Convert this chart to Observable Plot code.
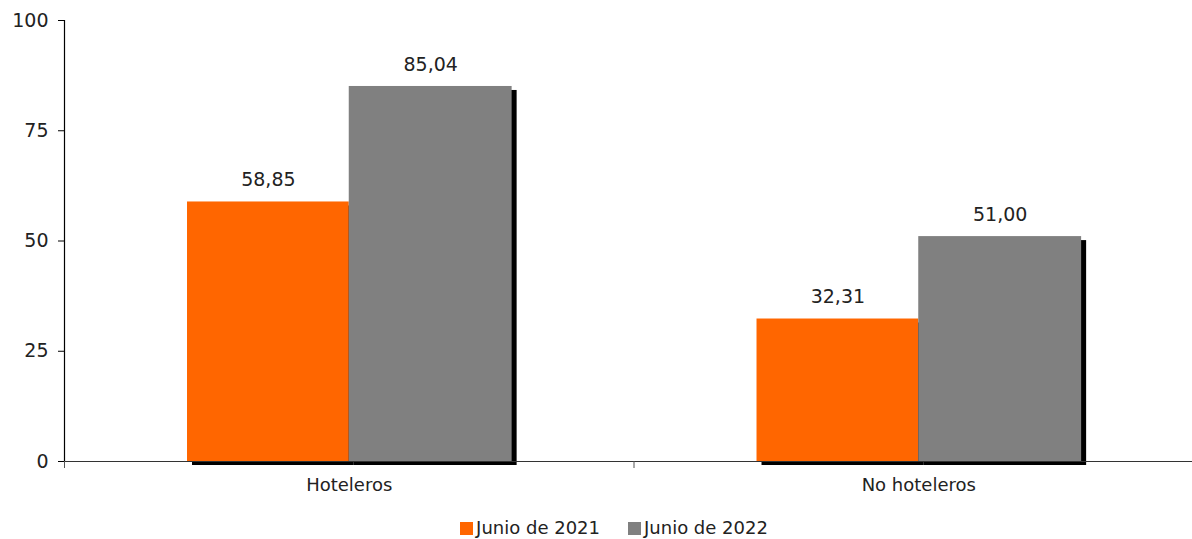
<!DOCTYPE html>
<html>
<head>
<meta charset="utf-8">
<script src="https://cdn.jsdelivr.net/npm/d3@7"></script>
<script src="https://cdn.jsdelivr.net/npm/@observablehq/plot@0.6"></script>
<style>
  html, body { margin: 0; padding: 0; background: #fff; }
  body { width: 1192px; height: 539px; overflow: hidden; font-family: "DejaVu Sans", sans-serif; }
  #chart svg { display: block; }
  #legend { height: 34px; display: flex; justify-content: center; align-items: flex-start; gap: 28px; font-size: 18px; color: #222; padding-left: 36px; padding-top: 12px; box-sizing: border-box; }
  #legend .item { display: flex; align-items: center; gap: 3px; line-height: 22px; }
  #legend .sw { width: 13px; height: 13px; display: inline-block; }
</style>
</head>
<body>
<div id="chart"></div>
<div id="legend"></div>
<script>
const categories = ["Hoteleros", "No hoteleros"];
const series = ["Junio de 2021", "Junio de 2022"];
const values2021 = [58.85, 32.31];
const values2022 = [85.04, 51.00];
const yTicks = [0, 25, 50, 75, 100];
const colors = ["#FF6600", "#808080"];

const data = [];
categories.forEach((c, i) => {
  data.push({cat: c, i, s: series[0], v: values2021[i], x1: i + 0.216, x2: i + 0.5});
  data.push({cat: c, i, s: series[1], v: values2022[i], x1: i + 0.5, x2: i + 0.786});
});
const fmt = v => v.toFixed(2).replace(".", ",");
const font = "DejaVu Sans";

const plot = Plot.plot({
  width: 1192,
  height: 505,
  marginTop: 20,
  marginBottom: 44,
  marginLeft: 64,
  marginRight: 0,
  style: {fontFamily: font, fontSize: "16px", color: "#222", background: "#fff"},
  x: {type: "linear", domain: [0, categories.length], range: [64, 1203], label: null},
  y: {domain: [0, 100], range: [461, 20], label: null},
  color: {domain: series, range: colors},
  marks: [
    // shadows
    Plot.rectY(data, {x1: "x1", x2: "x2", y: "v", fill: "#000", dx: 5, dy: 4}),
    Plot.rectY(data, {x1: "x1", x2: "x2", y: "v", fill: "s"}),
    Plot.text(data, {x: d => (d.x1 + d.x2) / 2, y: "v", text: d => fmt(d.v), dy: -22, fontSize: 19, fill: "#222"}),
    Plot.ruleY([0], {stroke: "#333", strokeWidth: 1.2}),
    Plot.ruleX([0], {y1: 0, y2: 100, stroke: "#000", strokeWidth: 1.2}),
    Plot.axisY({ticks: yTicks, tickSize: 6, tickPadding: 10, fontSize: 19, stroke: "#000", label: null, tickFormat: d => String(d)}),
    Plot.axisX({ticks: d3.range(0, categories.length + 1), tickSize: 7, tickFormat: () => "", stroke: "#555", label: null}),
    Plot.axisX({ticks: categories.map((c, i) => i + 0.5), tickSize: 0, tickPadding: 17, fontSize: 18, label: null, tickFormat: d => categories[Math.floor(d)]})
  ]
});
document.getElementById("chart").appendChild(plot);

const legend = document.getElementById("legend");
series.forEach((s, k) => {
  const it = document.createElement("div");
  it.className = "item";
  const sw = document.createElement("span");
  sw.className = "sw";
  sw.style.background = colors[k];
  const t = document.createElement("span");
  t.textContent = s;
  it.appendChild(sw); it.appendChild(t);
  legend.appendChild(it);
});
</script>
</body>
</html>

----------------------------------------

*TASK TO CARRY OUT:*
Reproduce the data above in full, exactly as it is, with the pictures left out.

*RIGHT ANSWER:*
Convert this chart to Observable Plot code.
<!DOCTYPE html>
<html>
<head>
<meta charset="utf-8">
<script src="https://cdn.jsdelivr.net/npm/d3@7"></script>
<script src="https://cdn.jsdelivr.net/npm/@observablehq/plot@0.6"></script>
<style>
  html, body { margin: 0; padding: 0; background: #fff; }
  body { width: 1192px; height: 539px; overflow: hidden; font-family: "DejaVu Sans", sans-serif; }
  #chart svg { display: block; }
  #legend { height: 34px; display: flex; justify-content: center; align-items: flex-start; gap: 28px; font-size: 18px; color: #222; padding-left: 36px; padding-top: 12px; box-sizing: border-box; }
  #legend .item { display: flex; align-items: center; gap: 3px; line-height: 22px; }
  #legend .sw { width: 13px; height: 13px; display: inline-block; }
</style>
</head>
<body>
<div id="chart"></div>
<div id="legend"></div>
<script>
const categories = ["Hoteleros", "No hoteleros"];
const series = ["Junio de 2021", "Junio de 2022"];
const values2021 = [58.85, 32.31];
const values2022 = [85.04, 51.00];
const yTicks = [0, 25, 50, 75, 100];
const colors = ["#FF6600", "#808080"];

const data = [];
categories.forEach((c, i) => {
  data.push({cat: c, i, s: series[0], v: values2021[i], x1: i + 0.216, x2: i + 0.5});
  data.push({cat: c, i, s: series[1], v: values2022[i], x1: i + 0.5, x2: i + 0.786});
});
const fmt = v => v.toFixed(2).replace(".", ",");
const font = "DejaVu Sans";

const plot = Plot.plot({
  width: 1192,
  height: 505,
  marginTop: 20,
  marginBottom: 44,
  marginLeft: 64,
  marginRight: 0,
  style: {fontFamily: font, fontSize: "16px", color: "#222", background: "#fff"},
  x: {type: "linear", domain: [0, categories.length], range: [64, 1203], label: null},
  y: {domain: [0, 100], range: [461, 20], label: null},
  color: {domain: series, range: colors},
  marks: [
    // shadows
    Plot.rectY(data, {x1: "x1", x2: "x2", y: "v", fill: "#000", dx: 5, dy: 4}),
    Plot.rectY(data, {x1: "x1", x2: "x2", y: "v", fill: "s"}),
    Plot.text(data, {x: d => (d.x1 + d.x2) / 2, y: "v", text: d => fmt(d.v), dy: -22, fontSize: 19, fill: "#222"}),
    Plot.ruleY([0], {stroke: "#333", strokeWidth: 1.2}),
    Plot.ruleX([0], {y1: 0, y2: 100, stroke: "#000", strokeWidth: 1.2}),
    Plot.axisY({ticks: yTicks, tickSize: 6, tickPadding: 10, fontSize: 19, stroke: "#000", label: null, tickFormat: d => String(d)}),
    Plot.axisX({ticks: d3.range(0, categories.length + 1), tickSize: 7, tickFormat: () => "", stroke: "#555", label: null}),
    Plot.axisX({ticks: categories.map((c, i) => i + 0.5), tickSize: 0, tickPadding: 17, fontSize: 18, label: null, tickFormat: d => categories[Math.floor(d)]})
  ]
});
document.getElementById("chart").appendChild(plot);

const legend = document.getElementById("legend");
series.forEach((s, k) => {
  const it = document.createElement("div");
  it.className = "item";
  const sw = document.createElement("span");
  sw.className = "sw";
  sw.style.background = colors[k];
  const t = document.createElement("span");
  t.textContent = s;
  it.appendChild(sw); it.appendChild(t);
  legend.appendChild(it);
});
</script>
</body>
</html>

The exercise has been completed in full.